Fantasy Strategy: Platooning your hitters
You know, I hear all the time about how certain players are substantially better against left-handed pitchers, or maybe exceptionally weak against righties, or vice-versa, or whatever. But just recently did I consider employing this knowledge as a part of my strategy. Sure, if Carlos Pena was up against a tough lefty, I’d sit him, more than likely, but I didn’t check his splits until recently. He’s currently batting .122 against left-handed pitchers, against righties hitting .252, with four times as many homers (16) in twice as many games (the ratio is less drastic looking at at-bats, I’ll admit).
That’s worlds of difference. Neither figure is a particularly good average, but it’s no different than starting a .200 hitter vs. a .300 hitter. Of course not every fantasy team will have the option of substituting in a better option, be it due to a deep format or a lack of bench space. But would you really draft a guy to hit .122 with 15 homers (Pena’s numbers against lefties, extrapolated)? What about .252 with 32 homers, and 83 RBI to boot? Much more appealing, right? Well, the appeal isn’t just in the numbers; it’s in the DIFFERENCE in the numbers. Josh Hamilton is currently batting .188 against Lefties, .346 against Righties. Dustin Pedroia, a mere .266 against righties, yet .410 against lefties makes opponents think ‘intentional walk.’ Now you see why managers bring in relievers to face one or two guys only – This is night and day, folks; turning a batting average liability into an asset overnight.
David Wright, for instance, is hitting lefties at a .273 clip, righties at .242. But over the course of his major league career, the difference (for a much larger sample size) is substantial; .345 vs. .289. Basically, David Wright is average for a third basemen against righties, but against lefties, well, he’s David Wright.
Both right-handed hitters and those that bat from the left can have splits that are fairly divergent when it comes to the pitcher they are facing.
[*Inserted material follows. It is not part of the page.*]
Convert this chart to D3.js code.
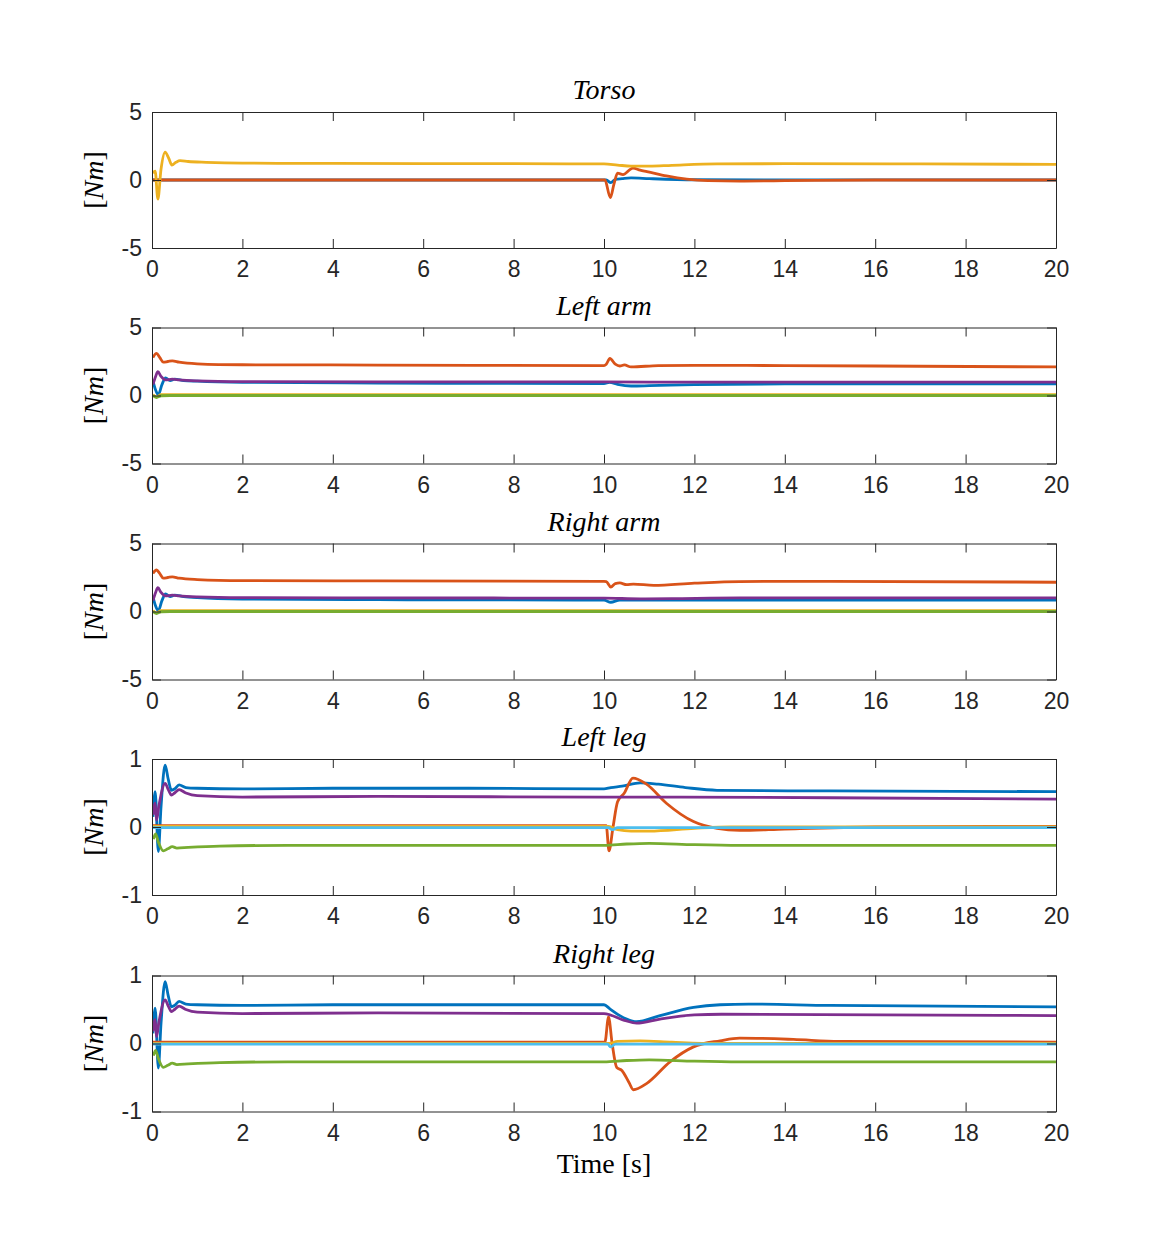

It does appear, however, that the discrepancy is less astounding when looking at good hitters, I mean really good hitters. Todd Helton’s split is .303/.332; most of us would take either figure (and yes, he is a really good hitter, this year included). Albert Pujols is a respectable .339 against lefties, while he only hits .325 against righties (i.e., Helton-esque).
On the other hand, some marginal hitters actually turn in good averages against the right arm (or left). Jeff Francoeur, often considered a batting average liability, has a career .300 average against left-handed pitching, and that includes his abominable 2008 when he hit just .210 against them (he bounced back to hit .344 against them the next year).
So what does it all mean? Just something to consider when you are trying to boost your team batting average a smudge, or perhaps choose a starting lineup from comparable options. Listen, you need every edge you can get.